* **Exercise prompt**: Copy the data precisely, character for character, and leave out every picture.
──────── Supplied information ────────
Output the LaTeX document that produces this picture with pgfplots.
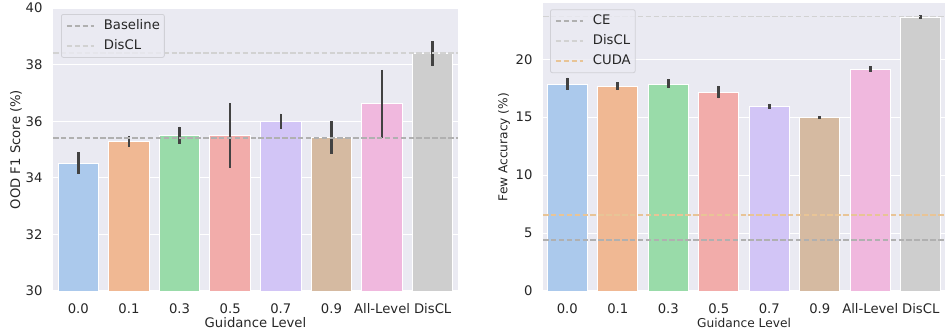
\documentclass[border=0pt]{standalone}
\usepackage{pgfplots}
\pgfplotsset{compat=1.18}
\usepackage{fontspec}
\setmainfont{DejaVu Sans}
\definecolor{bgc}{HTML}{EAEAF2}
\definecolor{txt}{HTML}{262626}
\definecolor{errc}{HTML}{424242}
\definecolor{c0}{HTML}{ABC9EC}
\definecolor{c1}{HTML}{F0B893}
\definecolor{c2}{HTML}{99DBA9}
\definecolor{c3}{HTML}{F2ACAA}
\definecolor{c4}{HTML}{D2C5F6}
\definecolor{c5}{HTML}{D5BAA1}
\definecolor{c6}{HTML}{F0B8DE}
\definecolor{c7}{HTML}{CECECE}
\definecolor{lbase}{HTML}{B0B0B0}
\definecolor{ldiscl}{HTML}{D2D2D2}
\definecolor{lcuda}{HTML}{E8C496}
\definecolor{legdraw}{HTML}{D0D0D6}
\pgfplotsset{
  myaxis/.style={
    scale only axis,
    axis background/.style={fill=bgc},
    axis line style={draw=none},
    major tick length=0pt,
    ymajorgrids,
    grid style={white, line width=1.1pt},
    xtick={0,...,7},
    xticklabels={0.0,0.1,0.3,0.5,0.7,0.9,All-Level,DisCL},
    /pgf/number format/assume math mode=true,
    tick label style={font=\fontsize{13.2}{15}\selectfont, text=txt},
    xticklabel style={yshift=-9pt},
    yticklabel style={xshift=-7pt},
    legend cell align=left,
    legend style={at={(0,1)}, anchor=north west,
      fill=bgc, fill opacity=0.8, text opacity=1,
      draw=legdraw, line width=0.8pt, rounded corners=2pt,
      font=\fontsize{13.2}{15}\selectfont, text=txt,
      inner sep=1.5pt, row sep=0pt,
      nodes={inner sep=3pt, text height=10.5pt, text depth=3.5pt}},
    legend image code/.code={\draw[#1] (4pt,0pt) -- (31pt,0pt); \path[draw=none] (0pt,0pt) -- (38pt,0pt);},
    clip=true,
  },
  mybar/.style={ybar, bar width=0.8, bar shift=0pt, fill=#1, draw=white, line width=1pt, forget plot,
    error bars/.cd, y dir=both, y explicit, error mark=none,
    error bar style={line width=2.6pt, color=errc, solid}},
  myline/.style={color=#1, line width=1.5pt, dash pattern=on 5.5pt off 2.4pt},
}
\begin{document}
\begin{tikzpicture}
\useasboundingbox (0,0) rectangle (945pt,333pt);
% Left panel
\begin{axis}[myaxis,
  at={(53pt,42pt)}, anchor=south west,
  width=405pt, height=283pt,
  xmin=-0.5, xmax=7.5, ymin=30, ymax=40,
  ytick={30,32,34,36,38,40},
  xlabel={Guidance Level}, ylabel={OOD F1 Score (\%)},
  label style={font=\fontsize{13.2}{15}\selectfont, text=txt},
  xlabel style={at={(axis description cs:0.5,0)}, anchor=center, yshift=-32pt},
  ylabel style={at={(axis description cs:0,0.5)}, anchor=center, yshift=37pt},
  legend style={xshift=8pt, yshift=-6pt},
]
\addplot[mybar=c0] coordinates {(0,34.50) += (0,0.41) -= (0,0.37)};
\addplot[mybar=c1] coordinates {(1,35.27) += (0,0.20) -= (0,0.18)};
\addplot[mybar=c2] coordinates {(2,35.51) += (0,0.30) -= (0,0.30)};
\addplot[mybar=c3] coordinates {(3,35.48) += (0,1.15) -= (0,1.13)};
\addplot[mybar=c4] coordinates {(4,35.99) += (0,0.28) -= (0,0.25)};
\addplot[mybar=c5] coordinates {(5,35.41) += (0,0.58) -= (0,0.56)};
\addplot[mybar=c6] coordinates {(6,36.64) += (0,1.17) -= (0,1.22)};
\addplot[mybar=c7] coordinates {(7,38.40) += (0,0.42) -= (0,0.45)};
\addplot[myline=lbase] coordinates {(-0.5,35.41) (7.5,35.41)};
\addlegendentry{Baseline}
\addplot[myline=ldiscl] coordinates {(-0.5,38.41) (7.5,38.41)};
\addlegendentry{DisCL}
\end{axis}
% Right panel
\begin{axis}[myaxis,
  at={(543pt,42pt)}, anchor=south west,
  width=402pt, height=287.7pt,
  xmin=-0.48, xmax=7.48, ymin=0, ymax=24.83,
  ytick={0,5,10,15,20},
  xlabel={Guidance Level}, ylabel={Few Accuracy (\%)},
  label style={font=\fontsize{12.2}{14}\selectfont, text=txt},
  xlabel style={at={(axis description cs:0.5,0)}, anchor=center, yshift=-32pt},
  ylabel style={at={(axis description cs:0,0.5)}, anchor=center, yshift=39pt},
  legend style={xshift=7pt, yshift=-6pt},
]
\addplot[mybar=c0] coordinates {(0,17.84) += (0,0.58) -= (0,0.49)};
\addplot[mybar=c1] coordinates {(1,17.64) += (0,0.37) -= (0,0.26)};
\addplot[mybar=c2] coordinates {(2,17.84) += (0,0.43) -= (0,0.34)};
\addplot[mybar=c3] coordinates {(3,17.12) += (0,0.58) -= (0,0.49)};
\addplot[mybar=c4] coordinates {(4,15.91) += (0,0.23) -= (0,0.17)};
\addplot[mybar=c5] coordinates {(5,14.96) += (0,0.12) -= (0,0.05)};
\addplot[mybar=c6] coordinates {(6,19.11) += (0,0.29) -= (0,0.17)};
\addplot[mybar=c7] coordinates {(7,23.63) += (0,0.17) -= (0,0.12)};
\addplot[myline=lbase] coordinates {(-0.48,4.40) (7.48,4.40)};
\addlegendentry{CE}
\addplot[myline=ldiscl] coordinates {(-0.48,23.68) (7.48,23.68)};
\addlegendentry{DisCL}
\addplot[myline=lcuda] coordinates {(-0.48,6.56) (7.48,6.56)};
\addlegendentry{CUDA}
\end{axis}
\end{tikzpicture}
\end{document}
────────
* **Solution**:
Output the LaTeX document that produces this picture with pgfplots.
\documentclass[border=0pt]{standalone}
\usepackage{pgfplots}
\pgfplotsset{compat=1.18}
\usepackage{fontspec}
\setmainfont{DejaVu Sans}
\definecolor{bgc}{HTML}{EAEAF2}
\definecolor{txt}{HTML}{262626}
\definecolor{errc}{HTML}{424242}
\definecolor{c0}{HTML}{ABC9EC}
\definecolor{c1}{HTML}{F0B893}
\definecolor{c2}{HTML}{99DBA9}
\definecolor{c3}{HTML}{F2ACAA}
\definecolor{c4}{HTML}{D2C5F6}
\definecolor{c5}{HTML}{D5BAA1}
\definecolor{c6}{HTML}{F0B8DE}
\definecolor{c7}{HTML}{CECECE}
\definecolor{lbase}{HTML}{B0B0B0}
\definecolor{ldiscl}{HTML}{D2D2D2}
\definecolor{lcuda}{HTML}{E8C496}
\definecolor{legdraw}{HTML}{D0D0D6}
\pgfplotsset{
  myaxis/.style={
    scale only axis,
    axis background/.style={fill=bgc},
    axis line style={draw=none},
    major tick length=0pt,
    ymajorgrids,
    grid style={white, line width=1.1pt},
    xtick={0,...,7},
    xticklabels={0.0,0.1,0.3,0.5,0.7,0.9,All-Level,DisCL},
    /pgf/number format/assume math mode=true,
    tick label style={font=\fontsize{13.2}{15}\selectfont, text=txt},
    xticklabel style={yshift=-9pt},
    yticklabel style={xshift=-7pt},
    legend cell align=left,
    legend style={at={(0,1)}, anchor=north west,
      fill=bgc, fill opacity=0.8, text opacity=1,
      draw=legdraw, line width=0.8pt, rounded corners=2pt,
      font=\fontsize{13.2}{15}\selectfont, text=txt,
      inner sep=1.5pt, row sep=0pt,
      nodes={inner sep=3pt, text height=10.5pt, text depth=3.5pt}},
    legend image code/.code={\draw[#1] (4pt,0pt) -- (31pt,0pt); \path[draw=none] (0pt,0pt) -- (38pt,0pt);},
    clip=true,
  },
  mybar/.style={ybar, bar width=0.8, bar shift=0pt, fill=#1, draw=white, line width=1pt, forget plot,
    error bars/.cd, y dir=both, y explicit, error mark=none,
    error bar style={line width=2.6pt, color=errc, solid}},
  myline/.style={color=#1, line width=1.5pt, dash pattern=on 5.5pt off 2.4pt},
}
\begin{document}
\begin{tikzpicture}
\useasboundingbox (0,0) rectangle (945pt,333pt);
% Left panel
\begin{axis}[myaxis,
  at={(53pt,42pt)}, anchor=south west,
  width=405pt, height=283pt,
  xmin=-0.5, xmax=7.5, ymin=30, ymax=40,
  ytick={30,32,34,36,38,40},
  xlabel={Guidance Level}, ylabel={OOD F1 Score (\%)},
  label style={font=\fontsize{13.2}{15}\selectfont, text=txt},
  xlabel style={at={(axis description cs:0.5,0)}, anchor=center, yshift=-32pt},
  ylabel style={at={(axis description cs:0,0.5)}, anchor=center, yshift=37pt},
  legend style={xshift=8pt, yshift=-6pt},
]
\addplot[mybar=c0] coordinates {(0,34.50) += (0,0.41) -= (0,0.37)};
\addplot[mybar=c1] coordinates {(1,35.27) += (0,0.20) -= (0,0.18)};
\addplot[mybar=c2] coordinates {(2,35.51) += (0,0.30) -= (0,0.30)};
\addplot[mybar=c3] coordinates {(3,35.48) += (0,1.15) -= (0,1.13)};
\addplot[mybar=c4] coordinates {(4,35.99) += (0,0.28) -= (0,0.25)};
\addplot[mybar=c5] coordinates {(5,35.41) += (0,0.58) -= (0,0.56)};
\addplot[mybar=c6] coordinates {(6,36.64) += (0,1.17) -= (0,1.22)};
\addplot[mybar=c7] coordinates {(7,38.40) += (0,0.42) -= (0,0.45)};
\addplot[myline=lbase] coordinates {(-0.5,35.41) (7.5,35.41)};
\addlegendentry{Baseline}
\addplot[myline=ldiscl] coordinates {(-0.5,38.41) (7.5,38.41)};
\addlegendentry{DisCL}
\end{axis}
% Right panel
\begin{axis}[myaxis,
  at={(543pt,42pt)}, anchor=south west,
  width=402pt, height=287.7pt,
  xmin=-0.48, xmax=7.48, ymin=0, ymax=24.83,
  ytick={0,5,10,15,20},
  xlabel={Guidance Level}, ylabel={Few Accuracy (\%)},
  label style={font=\fontsize{12.2}{14}\selectfont, text=txt},
  xlabel style={at={(axis description cs:0.5,0)}, anchor=center, yshift=-32pt},
  ylabel style={at={(axis description cs:0,0.5)}, anchor=center, yshift=39pt},
  legend style={xshift=7pt, yshift=-6pt},
]
\addplot[mybar=c0] coordinates {(0,17.84) += (0,0.58) -= (0,0.49)};
\addplot[mybar=c1] coordinates {(1,17.64) += (0,0.37) -= (0,0.26)};
\addplot[mybar=c2] coordinates {(2,17.84) += (0,0.43) -= (0,0.34)};
\addplot[mybar=c3] coordinates {(3,17.12) += (0,0.58) -= (0,0.49)};
\addplot[mybar=c4] coordinates {(4,15.91) += (0,0.23) -= (0,0.17)};
\addplot[mybar=c5] coordinates {(5,14.96) += (0,0.12) -= (0,0.05)};
\addplot[mybar=c6] coordinates {(6,19.11) += (0,0.29) -= (0,0.17)};
\addplot[mybar=c7] coordinates {(7,23.63) += (0,0.17) -= (0,0.12)};
\addplot[myline=lbase] coordinates {(-0.48,4.40) (7.48,4.40)};
\addlegendentry{CE}
\addplot[myline=ldiscl] coordinates {(-0.48,23.68) (7.48,23.68)};
\addlegendentry{DisCL}
\addplot[myline=lcuda] coordinates {(-0.48,6.56) (7.48,6.56)};
\addlegendentry{CUDA}
\end{axis}
\end{tikzpicture}
\end{document}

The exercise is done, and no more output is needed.